━━ Exercise data ━━

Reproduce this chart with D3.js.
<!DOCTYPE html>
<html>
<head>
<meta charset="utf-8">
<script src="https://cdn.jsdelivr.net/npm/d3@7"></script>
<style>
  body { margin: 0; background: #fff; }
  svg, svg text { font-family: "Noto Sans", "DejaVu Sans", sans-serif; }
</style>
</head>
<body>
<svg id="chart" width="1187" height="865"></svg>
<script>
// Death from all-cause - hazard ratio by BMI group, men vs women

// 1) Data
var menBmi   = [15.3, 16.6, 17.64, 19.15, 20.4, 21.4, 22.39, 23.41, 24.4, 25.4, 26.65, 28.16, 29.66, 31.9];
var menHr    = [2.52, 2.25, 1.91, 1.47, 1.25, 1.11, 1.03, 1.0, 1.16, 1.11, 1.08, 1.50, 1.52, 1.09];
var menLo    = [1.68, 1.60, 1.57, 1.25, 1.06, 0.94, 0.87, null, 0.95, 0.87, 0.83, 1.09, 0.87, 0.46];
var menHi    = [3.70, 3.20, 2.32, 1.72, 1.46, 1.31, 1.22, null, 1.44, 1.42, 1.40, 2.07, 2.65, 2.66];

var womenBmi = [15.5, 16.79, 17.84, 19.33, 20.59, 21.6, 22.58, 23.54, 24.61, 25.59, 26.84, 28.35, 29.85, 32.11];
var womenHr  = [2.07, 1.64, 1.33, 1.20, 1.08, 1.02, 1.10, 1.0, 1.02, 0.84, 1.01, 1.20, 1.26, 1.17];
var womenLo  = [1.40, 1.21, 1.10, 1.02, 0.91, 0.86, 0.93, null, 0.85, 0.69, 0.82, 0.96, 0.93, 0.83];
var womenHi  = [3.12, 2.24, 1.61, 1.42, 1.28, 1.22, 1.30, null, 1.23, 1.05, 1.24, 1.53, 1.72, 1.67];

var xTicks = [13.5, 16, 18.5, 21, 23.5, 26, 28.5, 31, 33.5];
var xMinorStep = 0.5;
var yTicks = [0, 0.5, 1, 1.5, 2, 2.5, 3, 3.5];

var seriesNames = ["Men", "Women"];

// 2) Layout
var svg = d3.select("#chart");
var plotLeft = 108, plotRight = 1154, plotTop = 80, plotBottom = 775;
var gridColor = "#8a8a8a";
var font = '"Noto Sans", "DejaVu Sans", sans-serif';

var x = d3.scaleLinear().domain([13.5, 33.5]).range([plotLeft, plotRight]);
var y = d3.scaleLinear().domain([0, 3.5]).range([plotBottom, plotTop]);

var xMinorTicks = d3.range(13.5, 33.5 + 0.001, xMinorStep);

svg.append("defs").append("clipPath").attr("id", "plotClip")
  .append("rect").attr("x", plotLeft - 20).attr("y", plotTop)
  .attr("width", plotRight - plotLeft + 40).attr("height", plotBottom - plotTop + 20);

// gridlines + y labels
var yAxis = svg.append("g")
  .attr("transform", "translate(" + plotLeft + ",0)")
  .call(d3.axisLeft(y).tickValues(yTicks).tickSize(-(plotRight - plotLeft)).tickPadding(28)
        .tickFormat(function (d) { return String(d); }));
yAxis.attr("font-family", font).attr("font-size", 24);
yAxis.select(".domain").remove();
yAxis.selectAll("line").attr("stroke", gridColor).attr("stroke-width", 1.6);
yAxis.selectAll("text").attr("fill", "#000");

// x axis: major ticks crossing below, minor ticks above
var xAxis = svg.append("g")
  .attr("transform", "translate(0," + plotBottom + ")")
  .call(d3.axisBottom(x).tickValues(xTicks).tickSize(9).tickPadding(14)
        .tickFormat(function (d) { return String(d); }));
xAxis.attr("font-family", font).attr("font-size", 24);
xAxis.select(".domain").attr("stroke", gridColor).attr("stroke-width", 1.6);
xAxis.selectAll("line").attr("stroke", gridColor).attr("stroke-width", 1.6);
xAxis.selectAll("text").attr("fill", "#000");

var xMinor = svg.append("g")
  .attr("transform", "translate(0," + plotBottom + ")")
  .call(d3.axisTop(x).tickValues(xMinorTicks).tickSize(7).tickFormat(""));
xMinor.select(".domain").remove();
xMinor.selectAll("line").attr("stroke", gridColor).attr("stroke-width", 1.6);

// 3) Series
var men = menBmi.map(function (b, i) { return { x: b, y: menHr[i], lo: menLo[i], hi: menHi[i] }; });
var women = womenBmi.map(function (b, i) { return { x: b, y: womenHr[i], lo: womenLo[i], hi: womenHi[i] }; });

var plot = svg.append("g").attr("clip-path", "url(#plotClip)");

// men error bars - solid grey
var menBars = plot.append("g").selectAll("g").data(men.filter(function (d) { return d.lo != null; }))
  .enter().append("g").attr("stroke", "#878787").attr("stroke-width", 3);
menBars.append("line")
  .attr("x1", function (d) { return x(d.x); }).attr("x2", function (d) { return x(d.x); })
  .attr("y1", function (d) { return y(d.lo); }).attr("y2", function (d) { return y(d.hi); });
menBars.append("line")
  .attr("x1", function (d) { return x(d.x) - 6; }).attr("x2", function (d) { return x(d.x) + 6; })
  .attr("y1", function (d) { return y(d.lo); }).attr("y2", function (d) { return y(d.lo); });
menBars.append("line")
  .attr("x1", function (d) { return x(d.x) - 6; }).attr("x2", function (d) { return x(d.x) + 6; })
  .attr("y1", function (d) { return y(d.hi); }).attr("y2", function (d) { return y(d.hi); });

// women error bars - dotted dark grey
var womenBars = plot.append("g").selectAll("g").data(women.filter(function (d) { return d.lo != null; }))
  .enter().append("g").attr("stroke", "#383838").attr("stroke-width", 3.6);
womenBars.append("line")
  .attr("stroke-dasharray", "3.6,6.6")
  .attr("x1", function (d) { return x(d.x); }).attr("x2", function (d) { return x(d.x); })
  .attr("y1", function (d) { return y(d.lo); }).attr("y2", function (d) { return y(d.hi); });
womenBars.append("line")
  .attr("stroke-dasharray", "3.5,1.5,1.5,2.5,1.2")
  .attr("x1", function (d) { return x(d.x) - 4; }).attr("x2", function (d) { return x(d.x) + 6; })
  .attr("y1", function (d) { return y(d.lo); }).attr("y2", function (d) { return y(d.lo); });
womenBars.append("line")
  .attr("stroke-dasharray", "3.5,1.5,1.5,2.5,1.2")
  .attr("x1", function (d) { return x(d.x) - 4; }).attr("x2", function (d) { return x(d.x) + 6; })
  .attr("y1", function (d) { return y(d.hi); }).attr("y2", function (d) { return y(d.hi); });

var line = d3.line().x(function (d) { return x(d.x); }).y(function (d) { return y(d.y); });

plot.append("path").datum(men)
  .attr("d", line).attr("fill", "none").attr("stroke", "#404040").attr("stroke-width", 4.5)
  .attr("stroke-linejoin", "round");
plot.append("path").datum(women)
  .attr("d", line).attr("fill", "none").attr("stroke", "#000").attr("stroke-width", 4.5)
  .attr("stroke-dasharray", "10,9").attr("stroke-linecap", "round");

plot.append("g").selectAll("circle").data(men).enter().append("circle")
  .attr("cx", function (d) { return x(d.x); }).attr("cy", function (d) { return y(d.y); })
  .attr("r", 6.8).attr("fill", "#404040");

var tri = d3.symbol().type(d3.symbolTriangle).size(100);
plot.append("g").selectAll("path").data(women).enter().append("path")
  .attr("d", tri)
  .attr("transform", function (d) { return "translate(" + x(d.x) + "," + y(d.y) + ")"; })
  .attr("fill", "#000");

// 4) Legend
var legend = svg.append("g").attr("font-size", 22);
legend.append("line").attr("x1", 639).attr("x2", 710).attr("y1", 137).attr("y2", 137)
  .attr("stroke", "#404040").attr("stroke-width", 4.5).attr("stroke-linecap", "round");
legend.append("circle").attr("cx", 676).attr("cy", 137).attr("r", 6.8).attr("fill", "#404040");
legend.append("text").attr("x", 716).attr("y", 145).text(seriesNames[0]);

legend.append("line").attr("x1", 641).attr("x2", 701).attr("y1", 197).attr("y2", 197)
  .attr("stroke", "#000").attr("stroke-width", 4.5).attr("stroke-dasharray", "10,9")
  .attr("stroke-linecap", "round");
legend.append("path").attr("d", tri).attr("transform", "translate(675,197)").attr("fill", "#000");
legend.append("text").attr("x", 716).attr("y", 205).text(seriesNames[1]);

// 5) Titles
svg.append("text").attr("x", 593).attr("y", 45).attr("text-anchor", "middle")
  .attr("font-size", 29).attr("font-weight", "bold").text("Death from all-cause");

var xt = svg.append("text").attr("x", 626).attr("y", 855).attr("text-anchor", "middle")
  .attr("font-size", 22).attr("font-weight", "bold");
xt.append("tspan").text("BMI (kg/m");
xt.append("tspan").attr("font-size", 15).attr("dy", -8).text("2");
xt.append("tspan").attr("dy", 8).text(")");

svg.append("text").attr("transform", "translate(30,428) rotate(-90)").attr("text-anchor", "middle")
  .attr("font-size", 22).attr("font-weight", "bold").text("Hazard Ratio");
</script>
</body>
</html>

━━━
━━ Exercise data ━━

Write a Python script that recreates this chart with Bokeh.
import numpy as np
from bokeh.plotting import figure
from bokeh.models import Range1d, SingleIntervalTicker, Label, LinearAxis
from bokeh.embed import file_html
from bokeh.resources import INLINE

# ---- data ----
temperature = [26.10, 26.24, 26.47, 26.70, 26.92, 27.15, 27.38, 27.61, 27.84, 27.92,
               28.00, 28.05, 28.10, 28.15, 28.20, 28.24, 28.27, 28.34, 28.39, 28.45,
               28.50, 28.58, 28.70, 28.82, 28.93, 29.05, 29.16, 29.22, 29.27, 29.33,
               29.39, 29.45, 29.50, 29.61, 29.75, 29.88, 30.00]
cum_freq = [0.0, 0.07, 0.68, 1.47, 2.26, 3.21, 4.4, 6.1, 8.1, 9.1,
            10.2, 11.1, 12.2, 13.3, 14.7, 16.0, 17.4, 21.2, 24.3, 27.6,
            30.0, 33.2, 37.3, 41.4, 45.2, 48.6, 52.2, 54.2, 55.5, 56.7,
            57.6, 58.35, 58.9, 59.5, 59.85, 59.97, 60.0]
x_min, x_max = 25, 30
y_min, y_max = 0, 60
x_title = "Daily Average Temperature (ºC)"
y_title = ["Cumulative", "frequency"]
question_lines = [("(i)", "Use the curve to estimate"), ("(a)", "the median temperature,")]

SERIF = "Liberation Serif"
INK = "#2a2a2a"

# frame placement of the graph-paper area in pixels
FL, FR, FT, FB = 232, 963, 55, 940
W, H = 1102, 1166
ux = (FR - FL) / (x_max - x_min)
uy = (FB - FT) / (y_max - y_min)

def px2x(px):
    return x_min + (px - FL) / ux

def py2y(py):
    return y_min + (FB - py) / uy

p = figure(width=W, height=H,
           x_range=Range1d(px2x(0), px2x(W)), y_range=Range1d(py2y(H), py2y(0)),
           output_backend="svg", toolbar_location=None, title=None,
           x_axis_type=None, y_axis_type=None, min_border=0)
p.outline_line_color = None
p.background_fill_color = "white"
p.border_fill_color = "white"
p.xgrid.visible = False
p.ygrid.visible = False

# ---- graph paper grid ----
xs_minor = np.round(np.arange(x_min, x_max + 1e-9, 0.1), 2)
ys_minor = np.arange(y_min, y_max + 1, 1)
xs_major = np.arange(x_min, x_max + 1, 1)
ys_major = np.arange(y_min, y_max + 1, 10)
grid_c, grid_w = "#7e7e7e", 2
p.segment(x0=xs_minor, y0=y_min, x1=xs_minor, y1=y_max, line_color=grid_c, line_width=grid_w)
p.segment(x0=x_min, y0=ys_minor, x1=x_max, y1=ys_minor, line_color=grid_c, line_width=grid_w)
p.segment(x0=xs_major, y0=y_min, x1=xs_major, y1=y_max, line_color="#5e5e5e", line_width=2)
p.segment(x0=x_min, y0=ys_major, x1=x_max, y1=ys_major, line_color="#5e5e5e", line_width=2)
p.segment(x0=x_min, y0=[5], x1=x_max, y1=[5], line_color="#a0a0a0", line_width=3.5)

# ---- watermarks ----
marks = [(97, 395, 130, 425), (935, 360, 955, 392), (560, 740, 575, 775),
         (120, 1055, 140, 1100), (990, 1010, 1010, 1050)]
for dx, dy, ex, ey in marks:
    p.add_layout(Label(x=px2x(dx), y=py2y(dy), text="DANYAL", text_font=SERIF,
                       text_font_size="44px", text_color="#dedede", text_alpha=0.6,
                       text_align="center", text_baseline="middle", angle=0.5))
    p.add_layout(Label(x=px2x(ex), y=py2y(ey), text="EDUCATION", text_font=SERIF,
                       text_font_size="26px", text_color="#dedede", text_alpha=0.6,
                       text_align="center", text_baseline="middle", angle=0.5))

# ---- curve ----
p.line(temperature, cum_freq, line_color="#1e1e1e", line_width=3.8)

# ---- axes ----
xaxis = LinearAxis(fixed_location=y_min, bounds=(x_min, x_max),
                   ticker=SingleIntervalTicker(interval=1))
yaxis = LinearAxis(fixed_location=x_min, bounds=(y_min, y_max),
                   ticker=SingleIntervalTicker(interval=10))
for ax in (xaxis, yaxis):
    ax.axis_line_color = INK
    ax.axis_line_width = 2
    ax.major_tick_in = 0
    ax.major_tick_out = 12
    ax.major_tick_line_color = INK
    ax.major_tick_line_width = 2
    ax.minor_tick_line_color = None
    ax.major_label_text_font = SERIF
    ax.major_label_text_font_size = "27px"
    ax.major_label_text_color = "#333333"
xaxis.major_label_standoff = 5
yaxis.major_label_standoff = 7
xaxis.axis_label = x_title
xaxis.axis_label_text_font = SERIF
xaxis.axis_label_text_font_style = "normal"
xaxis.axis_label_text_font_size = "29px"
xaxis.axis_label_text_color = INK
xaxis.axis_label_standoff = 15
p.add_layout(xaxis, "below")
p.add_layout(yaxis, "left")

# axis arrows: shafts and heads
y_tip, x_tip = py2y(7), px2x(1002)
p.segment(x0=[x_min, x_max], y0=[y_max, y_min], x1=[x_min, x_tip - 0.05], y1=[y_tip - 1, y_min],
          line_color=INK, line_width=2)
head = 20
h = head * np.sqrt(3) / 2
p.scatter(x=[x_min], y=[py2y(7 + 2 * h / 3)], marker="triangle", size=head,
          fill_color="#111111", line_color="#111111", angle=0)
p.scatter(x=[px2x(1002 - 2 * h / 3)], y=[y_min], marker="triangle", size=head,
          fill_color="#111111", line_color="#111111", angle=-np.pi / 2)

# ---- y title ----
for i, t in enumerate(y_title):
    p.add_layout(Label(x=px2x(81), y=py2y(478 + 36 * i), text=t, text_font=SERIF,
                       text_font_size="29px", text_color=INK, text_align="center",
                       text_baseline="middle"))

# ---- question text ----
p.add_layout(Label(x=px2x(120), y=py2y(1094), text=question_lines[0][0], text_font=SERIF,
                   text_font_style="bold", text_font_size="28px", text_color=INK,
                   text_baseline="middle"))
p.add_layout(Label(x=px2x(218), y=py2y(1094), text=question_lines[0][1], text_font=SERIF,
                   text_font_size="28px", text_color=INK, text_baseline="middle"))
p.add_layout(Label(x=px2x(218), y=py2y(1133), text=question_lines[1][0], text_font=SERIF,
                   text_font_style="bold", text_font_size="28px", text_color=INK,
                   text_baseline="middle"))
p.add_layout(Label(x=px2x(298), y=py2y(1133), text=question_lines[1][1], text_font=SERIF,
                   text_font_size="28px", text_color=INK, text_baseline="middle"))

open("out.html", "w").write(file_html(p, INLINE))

━━━

*What to produce*
Among the lines above, find the one with "Reproduce this chart with D3.js." and the one with "men vs women". Quote both and everything between them, exactly.

*Response to the exercise*
Reproduce this chart with D3.js.
<!DOCTYPE html>
<html>
<head>
<meta charset="utf-8">
<script src="https://cdn.jsdelivr.net/npm/d3@7"></script>
<style>
  body { margin: 0; background: #fff; }
  svg, svg text { font-family: "Noto Sans", "DejaVu Sans", sans-serif; }
</style>
</head>
<body>
<svg id="chart" width="1187" height="865"></svg>
<script>
// Death from all-cause - hazard ratio by BMI group, men vs women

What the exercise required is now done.